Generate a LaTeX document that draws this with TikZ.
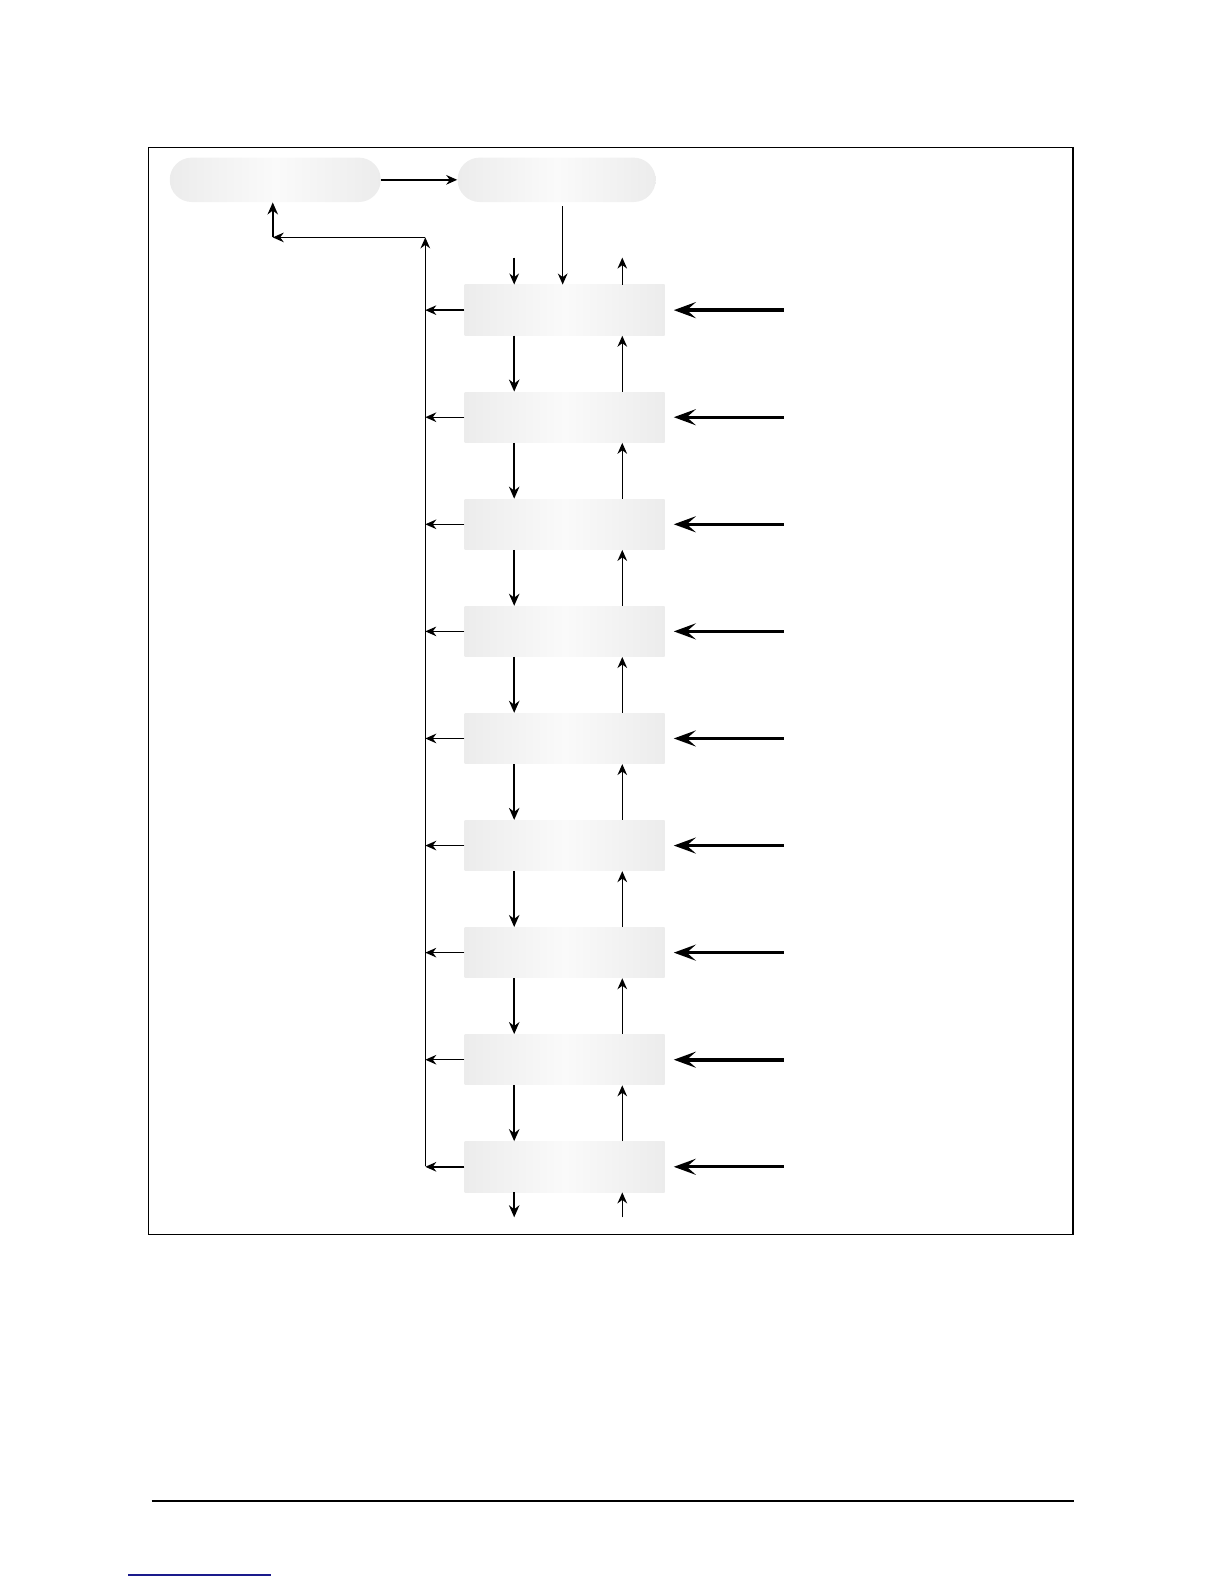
\documentclass[tikz,border=0pt]{standalone}
\usetikzlibrary{arrows.meta}
\definecolor{boxedge}{HTML}{ECECEC}
\definecolor{boxmid}{HTML}{FAFAFA}
\definecolor{navyline}{HTML}{1A1A8C}
\begin{document}
\begin{tikzpicture}[x=0.505pt,y=-0.505pt,
  stagebox/.style={draw=none,inner sep=0pt,minimum width=100pt,minimum height=25.2pt,
     left color=boxedge,right color=boxedge,middle color=boxmid},
  topbox/.style={draw=none,inner sep=0pt,minimum height=22.2pt,rounded corners=11pt,
     left color=boxedge,right color=boxedge,middle color=boxmid},
  thinarr/.style={line width=0.7pt,-{Stealth[length=5.5pt,width=4.8pt]}},
  thickarr/.style={line width=1.2pt,-{Stealth[length=6pt,width=5.2pt]}},
  inarr/.style={line width=1.5pt,-{Stealth[open,length=11pt,width=8pt,inset=4.5pt]}},
  frame/.style={line width=0.8pt}
]
\useasboundingbox (0,0) rectangle (1212,1568);
% frame
\draw[frame] (147,146) rectangle (1062,1222);
% top boxes
\node[topbox,minimum width=105.5pt] (b1) at (272.5,178) {};
\node[topbox,minimum width=99pt] (b2) at (551,178) {};
\draw[thinarr] (b1.east) -- (b2.west);
% stage boxes
\foreach \k in {1,...,9}{
  \node[stagebox] (s\k) at (559,{307+106*(\k-1)}) {};
}
% top of b2 to s1
\coordinate (b2d) at (557,204);
\draw[thinarr] (b2d) -- (s1.north -| b2d);
% small arrows above s1
\coordinate (tinL) at (509,255);
\coordinate (toutR) at (616,255);
\draw[thinarr] (tinL) -- (s1.north -| tinL);
\draw[thinarr] (s1.north -| toutR) -- (toutR);
% arrows between stages
\foreach \k [evaluate=\k as \n using int(\k+1)] in {1,...,8}{
  \draw[thickarr] (s\k.south -| tinL) -- (s\n.north -| tinL);
  \draw[thinarr] (s\n.north -| toutR) -- (s\k.south -| toutR);
}
% bottom arrows
\coordinate (boutL) at (509,1205);
\coordinate (binR) at (616,1205);
\draw[thickarr] (s9.south -| boutL) -- (boutL);
\draw[thinarr] (binR) -- (s9.south -| binR);
% left bus
\coordinate (busTop) at (421,235);
\coordinate (busBot) at (421,1154);
\coordinate (fbCorner) at (270,235);
\foreach \k in {1,...,9}{
  \draw[thinarr] (s\k.west) -- (s\k.west -| busTop);
}
\draw[thinarr] (busBot) -- (busTop);
\draw[thinarr] (busTop) -- (fbCorner);
\draw[thickarr] (fbCorner) -- (b1.south -| fbCorner);
% right inputs
\foreach \k in {1,...,9}{
  \coordinate (r\k) at (776,{307+106*(\k-1)});
  \coordinate (t\k) at (667,{307+106*(\k-1)});
}
\draw[inarr,line width=2pt] (r1) -- (t1);
\foreach \k in {2,...,7}{
  \draw[inarr] (r\k) -- (t\k);
}
\draw[inarr,line width=1.8pt] (r8) -- (t8);
\draw[inarr] (r9) -- (t9);
% footer lines
\coordinate (fl) at (150,1486);
\coordinate (fr) at (1063,1486);
\draw[line width=0.8pt] (fl) -- (fr);
\coordinate (ul) at (127,1559);
\coordinate (ur) at (268,1559);
\draw[navyline,line width=0.6pt] (ul) -- (ur);
\end{tikzpicture}
\end{document}
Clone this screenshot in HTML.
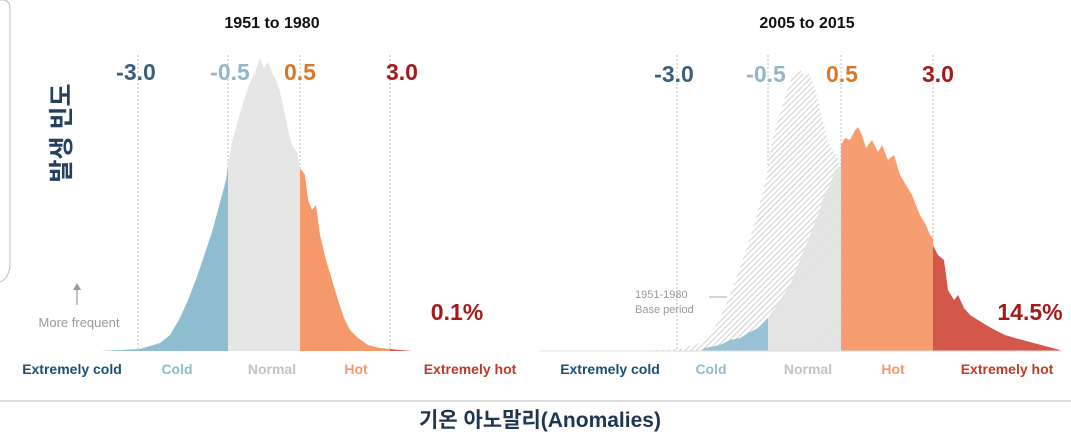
<!DOCTYPE html>
<html><head><meta charset="utf-8"><style>
body{margin:0;background:#fff;width:1071px;height:434px;overflow:hidden}
svg{display:block}
text{font-family:"Liberation Sans","Noto Sans CJK KR",sans-serif}
</style></head><body>
<svg width="1071" height="434" viewBox="0 0 1071 434">
<defs>
<pattern id="h" width="4" height="4" patternUnits="userSpaceOnUse" patternTransform="rotate(45)">
<rect width="4" height="4" fill="#fff"/><line x1="0" y1="0" x2="0" y2="4" stroke="#c2c2c2" stroke-width="1.5"/>
</pattern>
</defs>
<path d="M0,0 H3 Q10,0 10,10 V262 Q10,278 0,282" fill="none" stroke="#bbb" stroke-width="1"/>
<text x="272" y="28" font-size="16" font-weight="bold" text-anchor="middle" fill="#111">1951 to 1980</text>
<text x="807" y="28" font-size="16" font-weight="bold" text-anchor="middle" fill="#111">2005 to 2015</text>
<text transform="translate(70,133) rotate(-90)" font-size="25" font-weight="bold" fill="#253f5e" text-anchor="middle">발생 빈도</text>
<g stroke="#bbb" stroke-dasharray="2,2" stroke-width="1">
<line x1="138" y1="55" x2="138" y2="350"/><line x1="228" y1="55" x2="228" y2="350"/><line x1="300" y1="55" x2="300" y2="350"/><line x1="390" y1="55" x2="390" y2="350"/>
<line x1="677" y1="55" x2="677" y2="350"/><line x1="768" y1="55" x2="768" y2="350"/><line x1="841" y1="55" x2="841" y2="350"/><line x1="933" y1="55" x2="933" y2="350"/>
</g>
<polygon fill="#8fbdd0" points="100,351 140,349 160,343 170,335 180,318 188,300 195,282 200,268 206,250 212,232 218,210 222,195 226,180 228,165 228,351"/>
<polygon fill="#e6e6e6" points="228,351 228,165 232,142 238,120 244,100 248,88 252,78 256,70 260,58 264,68 268,62 272,72 276,80 280,92 284,110 288,130 292,145 297,152 300,168 300,351"/>
<polygon fill="#f5996a" points="300,351 300,168 305,175 308,200 312,210 316,205 320,235 326,260 332,280 338,300 344,318 350,330 358,338 368,345 380,348 390,349 390,351"/>
<polygon fill="#d4584a" points="390,351 390,349 400,350 412,351"/>
<polygon fill="url(#h)" points="640,351 680,349 700,343 710,335 720,318 728,300 735,282 740,268 746,250 752,232 758,210 762,195 766,180 768,165 772,142 778,120 784,100 788,88 792,78 796,72 800,70 804,75 808,72 812,80 816,92 820,110 824,125 828,140 832,150 837,155 841,168 845,175 848,200 852,210 856,205 860,235 866,260 872,280 878,300 884,318 890,330 898,338 908,345 920,348 930,349 952,351"/>
<polygon fill="#8fbdd0" opacity="0.9" points="700,351 705,348 720,345 730,340 740,338 750,332 758,328 764,322 768,318 768,351"/>
<polygon fill="#e2e2e2" opacity="0.9" points="768,351 768,318 780,300 790,285 800,260 810,235 818,215 824,195 830,185 835,170 841,165 841,351"/>
<polygon fill="#f5996a" opacity="0.95" points="841,351 841,145 845,138 850,140 855,130 858,127 862,135 866,148 872,140 878,152 882,145 888,160 894,155 900,175 906,185 912,195 916,205 920,215 926,225 930,235 933,238 933,351"/>
<polygon fill="#d4584a" points="933,351 933,245 938,255 944,260 948,290 954,300 958,295 964,308 970,315 978,320 986,325 995,330 1005,335 1015,338 1030,342 1045,346 1060,350 1060,351"/>
<line x1="540" y1="351" x2="1062" y2="351" stroke="#dcdcdc" stroke-width="1"/>
<g font-size="23" font-weight="bold" text-anchor="middle">
<text x="136" y="80" fill="#3b5d7e">-3.0</text><text x="230" y="80" fill="#95b5cc">-0.5</text><text x="300" y="80" fill="#d9782b">0.5</text><text x="402" y="80" fill="#a31a1a">3.0</text>
<text x="674" y="82" fill="#3b5d7e">-3.0</text><text x="766" y="82" fill="#95b5cc">-0.5</text><text x="842" y="82" fill="#d9782b">0.5</text><text x="938" y="82" fill="#a31a1a">3.0</text>
</g>
<text x="457" y="320" font-size="23" font-weight="bold" text-anchor="middle" fill="#a31a1a">0.1%</text>
<text x="1030" y="320" font-size="23" font-weight="bold" text-anchor="middle" fill="#a31a1a">14.5%</text>
<line x1="77" y1="305" x2="77" y2="287" stroke="#999" stroke-width="1.2"/><polygon points="73,290 81,290 77,283" fill="#999"/>
<text x="79" y="327" font-size="13" fill="#999" text-anchor="middle">More frequent</text>
<text x="635" y="298" font-size="11" fill="#999">1951-1980</text><text x="635" y="313" font-size="11" fill="#999">Base period</text>
<line x1="709" y1="297" x2="727" y2="297" stroke="#aaa"/>
<g font-size="14" font-weight="bold" text-anchor="middle">
<text x="72" y="374" fill="#1d4f73">Extremely cold</text><text x="177" y="374" fill="#8fbdd0">Cold</text><text x="272" y="374" fill="#c2c2c2">Normal</text><text x="356" y="374" fill="#f5996a">Hot</text><text x="470" y="374" fill="#c0392b">Extremely hot</text>
<text x="610" y="374" fill="#1d4f73">Extremely cold</text><text x="711" y="374" fill="#8fbdd0">Cold</text><text x="808" y="374" fill="#c2c2c2">Normal</text><text x="893" y="374" fill="#f5996a">Hot</text><text x="1007" y="374" fill="#c0392b">Extremely hot</text>
</g>
<line x1="0" y1="401" x2="1071" y2="401" stroke="#bbb" stroke-width="1"/>
<text x="540" y="427" font-size="21" font-weight="bold" text-anchor="middle" fill="#1f3550">기온 아노말리(Anomalies)</text>
</svg>
</body></html>
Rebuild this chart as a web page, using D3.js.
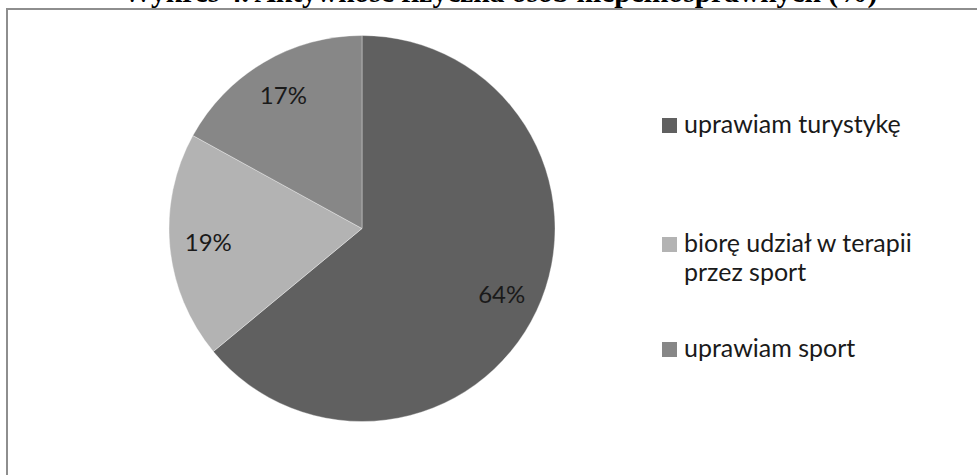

- _What the exercise asks_: Lines of the listing that contain the word "using" are to be counted; report only their number.

- _Output of the task_: 2